虽然只有某些平民观察家了解未来战争的灾难性,不知情的各国政府却一头栽进军备竞赛中——这种军备的新奇性,足以促成这些灾祸。19世纪中叶已经逐步工业化的杀伐技术(参见《资本的年代》第四章第2节),在19世纪80年代有了戏剧性的进展,不仅是由于小型武器和大炮的速度、火力在本质上发生了革命,也是因为更有效率的涡轮机、更有效的保护性铁甲和足以承载更多大炮的能力,造成了战舰的改变。附带一提,甚至非战斗性的杀戮也因“电椅”的发明(1890年)而改变,不过在美国以外的地方,行刑人仍旧坚持使用古老而历经考验的办法,例如绞刑或砍头。

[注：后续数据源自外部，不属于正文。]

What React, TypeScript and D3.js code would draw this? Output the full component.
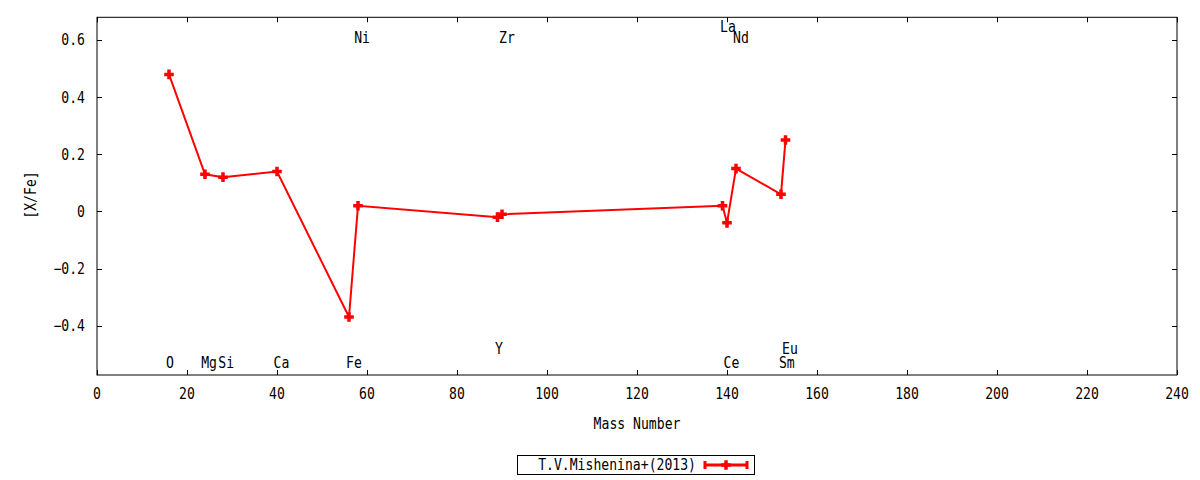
import React, { useEffect, useRef } from "react";
import * as d3 from "d3";

// abundances
const elements = ["O", "Mg", "Si", "Ca", "Fe", "Ni", "Y", "Zr", "La", "Ce", "Nd", "Sm", "Eu"];
const massNumbers = [16, 24, 28, 40, 56, 58, 89, 90, 139, 140, 142, 152, 153];
const xfeValues = [0.48, 0.13, 0.12, 0.14, -0.37, 0.02, -0.02, -0.01, 0.02, -0.04, 0.15, 0.06, 0.25];

// where each element name is written
const labelMass = [16.2, 24.9, 28.7, 41, 57.1, 58.9, 89.3, 91.1, 140.2, 141, 143.1, 153.3, 154];
const labelY = [-0.53, -0.53, -0.53, -0.53, -0.53, 0.607, -0.482, 0.607, 0.646, -0.53, 0.607, -0.53, -0.482];

const xTicks = [0, 20, 40, 60, 80, 100, 120, 140, 160, 180, 200, 220, 240];
const yTicks = [-0.4, -0.2, 0, 0.2, 0.4, 0.6];
const seriesName = "T.V.Mishenina+(2013)";

const WIDTH = 1200;
const HEIGHT = 480;
const FONT = "'DejaVu Sans Mono', monospace";
const RED = "#ff0000";
// gnuplot's text is taller and narrower than plain DejaVu Sans Mono
const FONT_SIZE = 15;
const SQUEEZE = 0.875;

type Sel = d3.Selection<any, unknown, null, undefined>;

const addText = (
  parent: Sel,
  x: number,
  y: number,
  s: string,
  anchor: "start" | "middle" | "end" = "middle",
  rotate = 0
) => {
  parent
    .append("text")
    .attr("transform", `translate(${x},${y}) rotate(${rotate}) scale(${SQUEEZE},1)`)
    .attr("text-anchor", anchor)
    .attr("dominant-baseline", "central")
    .text(s);
};

const App: React.FC = () => {
  const svgRef = useRef<SVGSVGElement | null>(null);

  useEffect(() => {
    if (!svgRef.current) return;
    const svg = d3.select(svgRef.current);
    svg.selectAll("*").remove();

    const margin = { top: 17.3, right: 23, bottom: 105, left: 97 };
    const x = d3.scaleLinear().domain([0, 240]).range([margin.left, WIDTH - margin.right]);
    const y = d3.scaleLinear().domain([-0.573, 0.68]).range([HEIGHT - margin.bottom, margin.top]);

    const [x0, x1] = x.range();
    const [yb, yt] = y.range();
    const tickLen = 5;

    // frame
    svg
      .append("rect")
      .attr("x", x0)
      .attr("y", yt)
      .attr("width", x1 - x0)
      .attr("height", yb - yt)
      .attr("fill", "none")
      .attr("stroke", "#000")
      .attr("stroke-width", 1);

    // x ticks, mirrored on top
    const gx = svg.append("g");
    xTicks.forEach((t) => {
      const px = Math.round(x(t)) + 0.5;
      gx.append("line").attr("x1", px).attr("x2", px).attr("y1", yb).attr("y2", yb - tickLen).attr("stroke", "#000");
      gx.append("line").attr("x1", px).attr("x2", px).attr("y1", yt).attr("y2", yt + tickLen).attr("stroke", "#000");
      addText(gx, x(t), 394, String(t));
    });

    // y ticks, mirrored on right
    const gy = svg.append("g");
    yTicks.forEach((t) => {
      const py = Math.round(y(t)) + 0.5;
      gy.append("line").attr("x1", x0).attr("x2", x0 + tickLen).attr("y1", py).attr("y2", py).attr("stroke", "#000");
      gy.append("line").attr("x1", x1).attr("x2", x1 - tickLen).attr("y1", py).attr("y2", py).attr("stroke", "#000");
      addText(gy, 85, y(t), t === 0 ? "0" : d3.format(".1f")(t), "end");
    });

    // axis titles
    addText(svg, (x0 + x1) / 2, 424, "Mass Number");
    addText(svg, 31, 195, "[X/Fe]", "middle", -90);

    // element names
    const gl = svg.append("g");
    elements.forEach((el, i) => addText(gl, x(labelMass[i]), y(labelY[i]), el));

    // series
    const pts = massNumbers.map((m, i) => [m, xfeValues[i]] as [number, number]);
    const line = d3
      .line<[number, number]>()
      .x((d) => x(d[0]))
      .y((d) => y(d[1]));

    svg
      .append("path")
      .attr("d", line(pts))
      .attr("fill", "none")
      .attr("stroke", RED)
      .attr("stroke-width", 2);

    const plus = (cx: number, cy: number, r = 4.8) =>
      `M${cx - r},${cy}H${cx + r}M${cx},${cy - r}V${cy + r}`;

    svg
      .append("g")
      .selectAll("path")
      .data(pts)
      .join("path")
      .attr("d", (d) => plus(x(d[0]), y(d[1])))
      .attr("stroke", RED)
      .attr("stroke-width", 3.5)
      .attr("fill", "none");

    // legend
    const lg = svg.append("g");
    lg.append("rect")
      .attr("x", 517.5)
      .attr("y", 455.5)
      .attr("width", 237)
      .attr("height", 19)
      .attr("fill", "none")
      .attr("stroke", "#000");
    addText(lg, 696, 465, seriesName, "end");
    lg.append("path")
      .attr("d", "M705,465H747M705,461V469M747,461V469")
      .attr("stroke", RED)
      .attr("stroke-width", 3)
      .attr("fill", "none");
    lg.append("path")
      .attr("d", plus(726, 465))
      .attr("stroke", RED)
      .attr("stroke-width", 3.5)
      .attr("fill", "none");
  }, []);

  return (
    <svg
      ref={svgRef}
      width={WIDTH}
      height={HEIGHT}
      style={{ position: "absolute", left: 0, top: 0, background: "#fff" }}
      fontFamily={FONT}
      fontSize={FONT_SIZE}
    ></svg>
  );
};

export default App;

军备竞赛的明显后果之一,便是钱花得越来越多,尤其是因为各国都想跑在前面,或至少不落于人后。这场军备竞赛开始于19世纪80年代晚期,起初并不激烈;20世纪逐渐加速,并在第一次世界大战前几年达到高潮。英国的军费开支,在19世纪70—80年代大致都保持稳定,不论就整体预算所占的百分比或平均每人的负担而言皆如此。但是,随后便从1887年的3 200万英镑,上升到1898—1899年的4 410万英镑,以及1913—1914年的7 700万英镑。其中增长最壮观的显然是海军,因为其投射武器乃是当时的高科技军备。1885年时,海军花了政府1 100万英镑,和1860年差不多,然而在1913—1914年,这个数字已攀升到四倍之多。德国同期的海军支出增长更是惊人:由19世纪90年代中期的每年9 000万马克,上升到几近4亿马克。[9]

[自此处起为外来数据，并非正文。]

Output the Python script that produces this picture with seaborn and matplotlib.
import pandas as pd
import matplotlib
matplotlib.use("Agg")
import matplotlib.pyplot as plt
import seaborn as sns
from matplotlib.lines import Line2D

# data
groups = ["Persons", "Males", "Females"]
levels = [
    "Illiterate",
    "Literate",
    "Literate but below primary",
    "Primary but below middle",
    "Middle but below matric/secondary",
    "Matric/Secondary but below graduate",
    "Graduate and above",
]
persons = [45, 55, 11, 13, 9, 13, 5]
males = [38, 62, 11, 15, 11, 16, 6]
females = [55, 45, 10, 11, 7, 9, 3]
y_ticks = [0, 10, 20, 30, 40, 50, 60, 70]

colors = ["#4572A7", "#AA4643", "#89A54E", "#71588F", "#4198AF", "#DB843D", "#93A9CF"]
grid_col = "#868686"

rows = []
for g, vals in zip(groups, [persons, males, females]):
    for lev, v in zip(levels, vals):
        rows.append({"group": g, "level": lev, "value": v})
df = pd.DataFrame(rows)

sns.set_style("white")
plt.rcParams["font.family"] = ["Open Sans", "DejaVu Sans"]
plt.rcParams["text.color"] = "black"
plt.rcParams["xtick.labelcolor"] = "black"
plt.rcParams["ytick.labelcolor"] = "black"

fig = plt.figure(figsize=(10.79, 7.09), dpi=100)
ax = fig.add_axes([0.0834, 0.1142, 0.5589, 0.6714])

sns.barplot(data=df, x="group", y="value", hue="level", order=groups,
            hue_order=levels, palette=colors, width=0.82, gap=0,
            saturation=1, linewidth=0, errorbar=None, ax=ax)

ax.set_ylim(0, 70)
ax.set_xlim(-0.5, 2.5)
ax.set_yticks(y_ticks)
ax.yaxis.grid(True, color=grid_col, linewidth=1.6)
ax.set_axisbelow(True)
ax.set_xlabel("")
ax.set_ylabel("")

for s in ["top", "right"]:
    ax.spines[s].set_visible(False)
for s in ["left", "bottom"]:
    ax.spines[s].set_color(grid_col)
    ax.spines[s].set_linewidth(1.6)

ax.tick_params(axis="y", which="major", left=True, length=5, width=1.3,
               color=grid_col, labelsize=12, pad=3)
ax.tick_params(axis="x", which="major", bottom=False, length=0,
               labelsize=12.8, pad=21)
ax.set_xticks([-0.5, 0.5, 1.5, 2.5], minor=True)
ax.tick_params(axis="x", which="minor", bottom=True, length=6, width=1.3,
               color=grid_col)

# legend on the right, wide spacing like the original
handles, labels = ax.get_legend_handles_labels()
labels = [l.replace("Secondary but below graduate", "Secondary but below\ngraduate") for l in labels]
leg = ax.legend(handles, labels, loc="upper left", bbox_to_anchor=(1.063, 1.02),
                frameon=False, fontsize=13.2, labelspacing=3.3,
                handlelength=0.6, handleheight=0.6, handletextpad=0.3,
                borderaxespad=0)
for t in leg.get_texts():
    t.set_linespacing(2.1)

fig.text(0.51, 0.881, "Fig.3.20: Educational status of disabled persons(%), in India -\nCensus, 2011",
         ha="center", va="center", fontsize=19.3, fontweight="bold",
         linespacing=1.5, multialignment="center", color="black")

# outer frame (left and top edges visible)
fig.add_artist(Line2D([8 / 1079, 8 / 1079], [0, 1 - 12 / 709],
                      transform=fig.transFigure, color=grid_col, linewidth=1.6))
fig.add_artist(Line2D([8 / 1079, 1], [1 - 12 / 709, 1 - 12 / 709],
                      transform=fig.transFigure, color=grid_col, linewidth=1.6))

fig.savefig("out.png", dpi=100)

这种庞大开支的后果之一,是它们需要较高税收,或是膨胀性借贷,或是两者都要。但是另一个同样明显但往往为人所忽略的后果,是它们已日渐使祖国的毁灭成为大规模工业的副产品。诺贝尔和卡内基这两位认识到是什么使他们成为炸药和钢铁富豪的资本家,想借着将其部分财富用于和平目的以作为补偿。在这件事上,他们是特例。战争和战争产业的共生现象,不可避免地改变了政府和工业之间的关系。因为,正如恩格斯在1892年所说:“当战争成为大工业的一支时,大工业遂成为政治上的必要条件。”[10] 相反,政府也成为某些工业分支的当然成分,因为除了政府外,还有谁能为军事工业提供顾客?它所生产的货物不是由市场决定,而是由政府间无休无止的竞争所决定,因为各国政府都想为自己取得最先进因而也最有效的武器供应。更有甚者,各国政府所要求的武器生产,不只限于当前的实际所需,还得应付未来战争的不时之需。也就是说,它们必须让它们的工业维持远超出和平时期所需的生产能力。

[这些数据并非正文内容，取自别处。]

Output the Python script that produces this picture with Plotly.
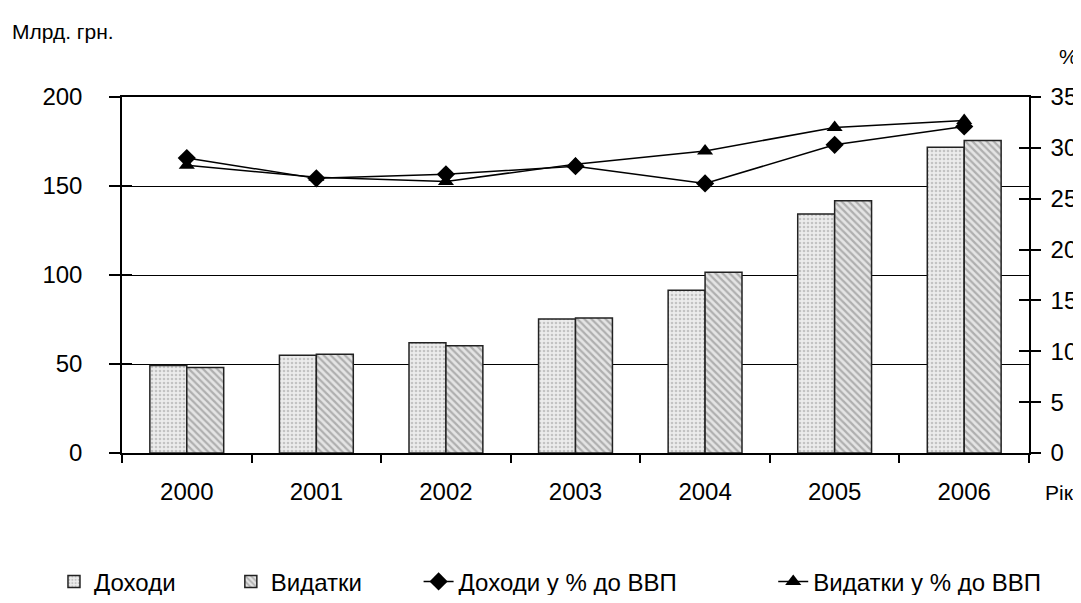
import plotly.graph_objects as go

years = ["2000", "2001", "2002", "2003", "2004", "2005", "2006"]
revenue = [49.1, 54.9, 61.9, 75.3, 91.5, 134.2, 171.8]
spending = [48.1, 55.5, 60.3, 75.8, 101.5, 141.7, 175.5]
revenue_pct = [29.0, 27.0, 27.4, 28.2, 26.5, 30.3, 32.1]
spending_pct = [28.3, 27.1, 26.7, 28.4, 29.7, 32.0, 32.7]
left_ticks = [0, 50, 100, 150, 200]
right_ticks = [0, 5, 10, 15, 20, 25, 30, 35]

FONT = "Liberation Sans, Arial, sans-serif"
FS = 24

fig = go.Figure()
fig.add_trace(go.Bar(
    x=years, y=revenue, name="Доходи", legend="legend",
    marker=dict(color="#ececec", line=dict(color="#222222", width=1.5),
                pattern=dict(shape=".", fgcolor="#9a9a9a", bgcolor="#ececec", size=4, solidity=0.35)),
))
fig.add_trace(go.Bar(
    x=years, y=spending, name="Видатки", legend="legend2",
    marker=dict(color="#d0d0d0", line=dict(color="#222222", width=1.5),
                pattern=dict(shape="\\", fgcolor="#7a7a7a", bgcolor="#e4e4e4", size=5, solidity=0.45)),
))
fig.add_trace(go.Scatter(
    x=years, y=revenue_pct, name="Доходи у % до ВВП", yaxis="y2", legend="legend3",
    mode="lines+markers", line=dict(color="black", width=1.5),
    marker=dict(symbol="diamond", size=14, color="black"),
))
fig.add_trace(go.Scatter(
    x=years, y=spending_pct, name="Видатки у % до ВВП", yaxis="y2", legend="legend4",
    mode="lines+markers", line=dict(color="black", width=1.5),
    marker=dict(symbol="triangle-up", size=14, color="black"),
))
# invisible helper traces so the inner tick axes get drawn
fig.add_trace(go.Scatter(x=years, y=[None] * len(years), yaxis="y3", showlegend=False,
                         hoverinfo="skip", mode="lines"))
fig.add_trace(go.Scatter(x=years, y=[None] * len(years), yaxis="y4", showlegend=False,
                         hoverinfo="skip", mode="lines"))

axis_font = dict(family=FONT, size=FS, color="black")
leg_common = dict(orientation="h", y=-0.362, yanchor="middle", xanchor="left",
                  font=dict(family=FONT, size=FS), bgcolor="rgba(0,0,0,0)")
fig.update_layout(
    width=1073, height=587,
    margin=dict(l=114, r=52, t=89, b=142, autoexpand=False),
    paper_bgcolor="white", plot_bgcolor="white",
    font=dict(family=FONT, size=FS, color="black"),
    barmode="group", bargap=0.43, bargroupgap=0,
    showlegend=True,
    xaxis=dict(type="category", tickson="boundaries", ticks="outside", ticklen=8,
               tickcolor="black", tickwidth=1.5, showline=True, mirror=True, linecolor="black",
               linewidth=1.5, showgrid=False, tickfont=axis_font, ticklabelstandoff=16,
               automargin=False),
    yaxis=dict(range=[0, 200], tickvals=left_ticks, ticks="outside", ticklen=11,
               tickcolor="black", tickwidth=1.5, showline=True, linecolor="black",
               linewidth=1.5, showgrid=True, gridcolor="black", gridwidth=1.3,
               zeroline=False, tickfont=axis_font, ticklabelstandoff=22, automargin=False),
    yaxis2=dict(range=[0, 35], tickvals=right_ticks, overlaying="y", side="right",
                ticks="outside", ticklen=10, tickcolor="black", tickwidth=1.5,
                showline=True, linecolor="black", linewidth=1.5, showgrid=False,
                zeroline=False, tickfont=axis_font, ticklabelstandoff=5, automargin=False),
    yaxis3=dict(range=[0, 200], tickvals=left_ticks, overlaying="y", side="left", anchor="x",
                ticks="inside", ticklen=10, tickcolor="black", tickwidth=1.5,
                showticklabels=False, showgrid=False, showline=False, zeroline=False,
                automargin=False),
    yaxis4=dict(range=[0, 35], tickvals=right_ticks, overlaying="y", side="right", anchor="x",
                ticks="inside", ticklen=10, tickcolor="black", tickwidth=1.5,
                showticklabels=False, showgrid=False, showline=False, zeroline=False,
                automargin=False),
    legend=dict(x=-0.075, **leg_common),
    legend2=dict(x=0.120, **leg_common),
    legend3=dict(x=0.327, **leg_common),
    legend4=dict(x=0.718, **leg_common),
    annotations=[
        dict(text="Млрд. грн.", xref="paper", yref="paper", x=-0.124, y=1.183,
             xanchor="left", yanchor="middle", showarrow=False, font=dict(family=FONT, size=21)),
        dict(text="%", xref="paper", yref="paper", x=1.043, y=1.115,
             xanchor="center", yanchor="middle", showarrow=False, font=dict(family=FONT, size=21)),
        dict(text="Рік", xref="paper", yref="paper", x=1.034, y=-0.11,
             xanchor="center", yanchor="middle", showarrow=False, font=dict(family=FONT, size=21)),
    ],
)

fig.write_html("out.html")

无论如何,各国因此不得不保护强大的国家军备工业,承担其技术发展的大部分成本,并使它们获利。换言之,它们必须保护这些工业不受狂风暴雨袭击,这种狂风暴雨会威胁到航行在自由市场和自由竞争大海上的资本主义企业船只。政府当然也可以自己从事军备制造,而且事实上它们早就这么做了。但是在这个非常时期——或至少就自由英国而言——它们宁可与私人企业进行某种合作。19世纪80年代,私人军火商承担了1/3以上的军备合约,19世纪90年代提高到46%,20世纪最初10年更上升至60%。附带一提,当时政府随时预备给他们2/3的保证量。[11] 无怪乎军火工厂几乎全为工业巨子所有,或是工业巨子所投资的。战争和资本集中携手并进。在德国,大炮大王克虏伯在1873年雇佣了1.6万名员工,1890年增加到2.4万人,1900年更达4.5万人左右。当1912年第50万门克虏伯大炮离开工厂时,克虏伯手下共有7万名员工。在英国,阿姆斯特朗(Armstrong)公司在其位于纽卡斯尔的主厂中雇佣了1.2万人,1914年时,这个数目增加到2万人,超过泰恩塞德(Tyneside)地区所有金属业工人的40%,这还不包括靠阿姆斯特朗公司转包合约维生的1 500家小工厂员工。这些小工厂也很赚钱。

像美国当代的“军事工业复合体”一样,这些巨大的集中工业,如果没有各政府间的军备竞赛,便会变得一文不值。因此,大家往往想让这些“死亡商人”(和平倡议者喜用的词汇)为英国新闻记者所谓的“钢铁和黄金之战”负责。我们是否可以就此推论说军火工业助长了军备竞赛,有必要时还发明国家劣势或“脆弱之窗”的说法,说利润优厚的契约可以消除这些问题。一家专门制造机关枪的德国工厂,设法在法国《费加罗报》(Le Figaro )上登了一则新闻,说法国政府计划拥有加倍的机关枪。德国政府于是在1908—1910年订购了价值4 000万马克的同款武器,使这家工厂的股息由20%提高到32%。[12] 一家英国工厂辩称其政府严重低估了德国人重整海军军备的进度,促使英国政府决定把战舰数量加倍,而该公司则从每一艘大型军舰身上获得25万英镑的利润。像维克斯公司(Vickers)代理商希腊人巴兹尔·扎哈罗夫(Basil Zaharoff,后来因第一次世界大战期间为协约国服务而被授予爵位)这类温文尔雅但行为可疑的人,特别注意让列强的军火商只把次要和即将过时的产品卖给近东和拉丁美洲诸国,这些国家随时都愿意购买这样的五金器具。简而言之,现代的国际死亡贸易当时已在热烈进行。

可是,就算科技人员的确大力游说陆军将领和海军舰队司令(这些人对阅兵比对科学更熟悉)购买最新的大炮,以免遭全军覆没的命运,我们也不能就用军火制造商的阴谋来解释世界大战。诚然,1914年倒数前5年,由于军备的积聚已达可怕程度,因而使形势更具爆炸性。诚然,至少在1914年夏天,动员死亡武力的机械作用已无法节制。但是,使欧洲陷入大战的,并不是这种竞赛式的整军经武,而是当时的国际形势。